Mistake: expecting integer results from floating-point arithmetic. Expressions like 1/3 * 3 may return 0.9999999999999999 instead of 1 due to binary rounding. If you need an integer result for downstream logic, set decimal places to 0 or apply your own rounding. Never assume subtraction of equal-looking decimal results is exactly zero.
The Math
Worked examples and deeper derivation
The core operation is expression parsing followed by numeric evaluation. Operator precedence follows the standard hierarchy: exponentiation binds tighter than multiplication, which binds tighter than addition. Parentheses override all precedence rules by forcing inner expressions to resolve first.
Percent conversion uses the identity x% = x/100. Square root uses the identity sqrt(n) = n^0.5, which is exact for perfect squares and a floating-point approximation for all other values. For example, sqrt(2) evaluates to 1.4142135623730951, which is accurate to 15 significant figures — sufficient for any practical application.

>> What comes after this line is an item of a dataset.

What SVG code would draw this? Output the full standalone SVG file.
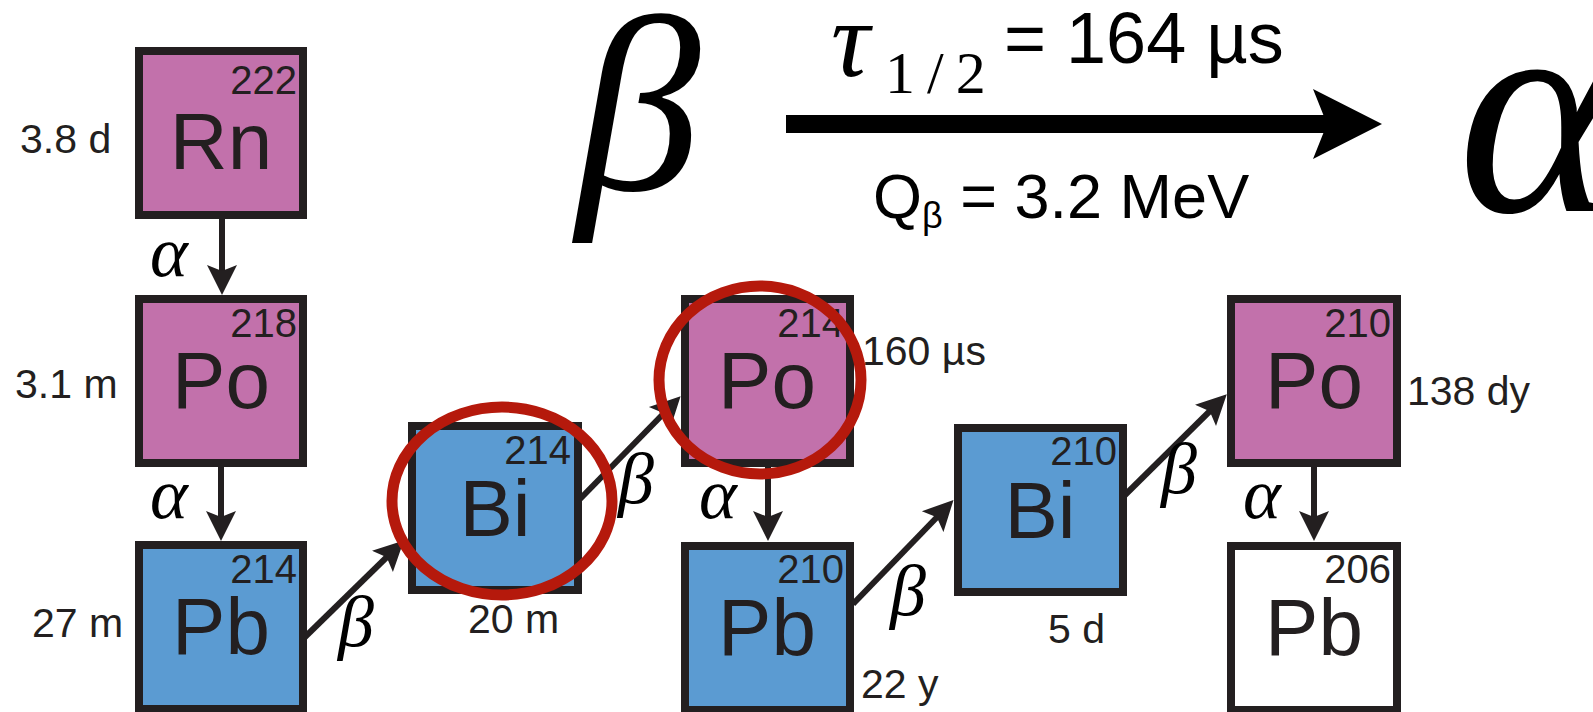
<svg xmlns="http://www.w3.org/2000/svg" width="1593" height="712" viewBox="0 0 1593 712">
<style>
.box{stroke:#231F20;stroke-width:8}
.po{fill:#C271AB}
.bl{fill:#5B9BD2}
.wh{fill:#FFFFFF}
.sym{font-family:"Liberation Sans",Arial,sans-serif;font-size:80px;fill:#231F20;text-anchor:middle}
.mass{font-family:"Liberation Sans",Arial,sans-serif;font-size:40px;fill:#231F20;text-anchor:end}
.hl{font-family:"Liberation Sans",Arial,sans-serif;font-size:41px;fill:#231F20}
.gk{font-family:"Liberation Serif","Times New Roman",serif;font-style:italic;fill:#000}
.sa{font-size:72px}
.sb{font-size:72px}
.conn{stroke:#231F20;stroke-width:6;fill:none}
.ring{fill:none;stroke:#B5190C;stroke-width:11}
.big{font-family:"Liberation Sans",Arial,sans-serif;fill:#000}
</style>
<defs>
<marker id="ah" markerUnits="userSpaceOnUse" markerWidth="30" markerHeight="32" viewBox="0 0 30 32" refX="12" refY="16" orient="auto">
<path d="M30,16 L0,1 L6,16 L0,31 Z" fill="#231F20"/>
</marker>
</defs>
<rect width="1593" height="712" fill="#FFFFFF"/>

<g id="header">
<text class="gk" x="576" y="190" font-size="250">β</text>
<text class="gk" x="831" y="76" font-size="108">τ</text>
<text x="885" y="93" font-family="Liberation Serif,'Times New Roman',serif" font-size="60" letter-spacing="12" fill="#000">1/2</text>
<text class="big" x="1004" y="63" font-size="72">= 164 µs</text>
<rect x="786" y="115" width="541" height="18" fill="#000"/>
<polygon points="1313,89 1382,124 1313,159 1327,124" fill="#000"/>
<text class="big" x="873" y="218" font-size="63">Q<tspan font-size="36" dy="10">β</tspan><tspan dy="-10"> = 3.2 MeV</tspan></text>
<text class="gk" x="1458" y="211" font-size="300">α</text>
</g>

<g id="connectors">
<line class="conn" x1="222" y1="219" x2="222" y2="277" marker-end="url(#ah)"/>
<line class="conn" x1="221" y1="467" x2="221" y2="523" marker-end="url(#ah)"/>
<line class="conn" x1="768" y1="467" x2="768" y2="523" marker-end="url(#ah)"/>
<line class="conn" x1="1314" y1="467" x2="1314" y2="523" marker-end="url(#ah)"/>
<line class="conn" x1="305" y1="637" x2="391" y2="553" marker-end="url(#ah)"/>
<line class="conn" x1="580" y1="499" x2="668" y2="409" marker-end="url(#ah)"/>
<line class="conn" x1="853" y1="604" x2="941" y2="513" marker-end="url(#ah)"/>
<line class="conn" x1="1125" y1="495" x2="1214" y2="407" marker-end="url(#ah)"/>
<text class="gk sa" x="150" y="276">α</text>
<text class="gk sa" x="150" y="518">α</text>
<text class="gk sa" x="699" y="518">α</text>
<text class="gk sa" x="1243" y="518">α</text>
<text class="gk sb" x="338" y="646">β</text>
<text class="gk sb" x="618" y="503">β</text>
<text class="gk sb" x="890" y="615">β</text>
<text class="gk sb" x="1161" y="493">β</text>
</g>

<g id="rn222">
<rect class="box po" x="139" y="51" width="164" height="164"/>
<text class="mass" x="297" y="94">222</text>
<text class="sym" x="221" y="169">Rn</text>
<text class="hl" x="20" y="153">3.8 d</text>
</g>
<g id="po218">
<rect class="box po" x="139" y="299" width="164" height="164"/>
<text class="mass" x="297" y="337">218</text>
<text class="sym" x="221" y="408">Po</text>
<text class="hl" x="15" y="398">3.1 m</text>
</g>
<g id="pb214">
<rect class="box bl" x="139" y="545" width="164" height="164"/>
<text class="mass" x="297" y="583">214</text>
<text class="sym" x="221" y="654">Pb</text>
<text class="hl" x="32" y="637">27 m</text>
</g>
<g id="bi214">
<rect class="box bl" x="412" y="426" width="166" height="164"/>
<text class="mass" x="571" y="464">214</text>
<text class="sym" x="495" y="536">Bi</text>
<text class="hl" x="468" y="633">20 m</text>
</g>
<g id="po214">
<rect class="box po" x="685" y="299" width="165" height="164"/>
<text class="mass" x="844" y="337">214</text>
<text class="sym" x="767" y="408">Po</text>
<text class="hl" x="862" y="365">160 µs</text>
</g>
<g id="pb210">
<rect class="box bl" x="685" y="546" width="165" height="164"/>
<text class="mass" x="844" y="583">210</text>
<text class="sym" x="767" y="655">Pb</text>
<text class="hl" x="861" y="698">22 y</text>
</g>
<g id="bi210">
<rect class="box bl" x="958" y="428" width="165" height="164"/>
<text class="mass" x="1117" y="465">210</text>
<text class="sym" x="1040" y="538">Bi</text>
<text class="hl" x="1048" y="643">5 d</text>
</g>
<g id="po210">
<rect class="box po" x="1231" y="299" width="166" height="164"/>
<text class="mass" x="1391" y="337">210</text>
<text class="sym" x="1314" y="408">Po</text>
<text class="hl" x="1407" y="405">138 dy</text>
</g>
<g id="pb206">
<rect class="box wh" x="1231" y="546" width="166" height="164"/>
<text class="mass" x="1391" y="583">206</text>
<text class="sym" x="1314" y="655">Pb</text>
</g>

<g id="highlights">
<ellipse class="ring" cx="502" cy="501" rx="110" ry="94"/>
<ellipse class="ring" cx="760" cy="380" rx="101" ry="94"/>
</g>
</svg>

Floating-point arithmetic occasionally produces results like 0.1 + 0.2 = 0.30000000000000004. This is not a bug — it is a known property of binary floating-point representation. Rounding to 2 decimal places removes the artifact for most everyday calculations. For financial work, always round to 2 decimal places and verify the rounded result matches your ledger entry.
Expert Unlock
The thing most explanations skip
Floating-point evaluation is deterministic but not always associative: (a + b) + c can differ from a + (b + c) at the 15th significant digit due to catastrophic cancellation when two nearly-equal large numbers are subtracted. For financial work at scale, use integer arithmetic in cents to avoid this entirely. This tool operates in standard 64-bit IEEE 754 double precision, which gives roughly 15-16 significant decimal digits — sufficient for all everyday arithmetic but not for arbitrary-precision scientific computation.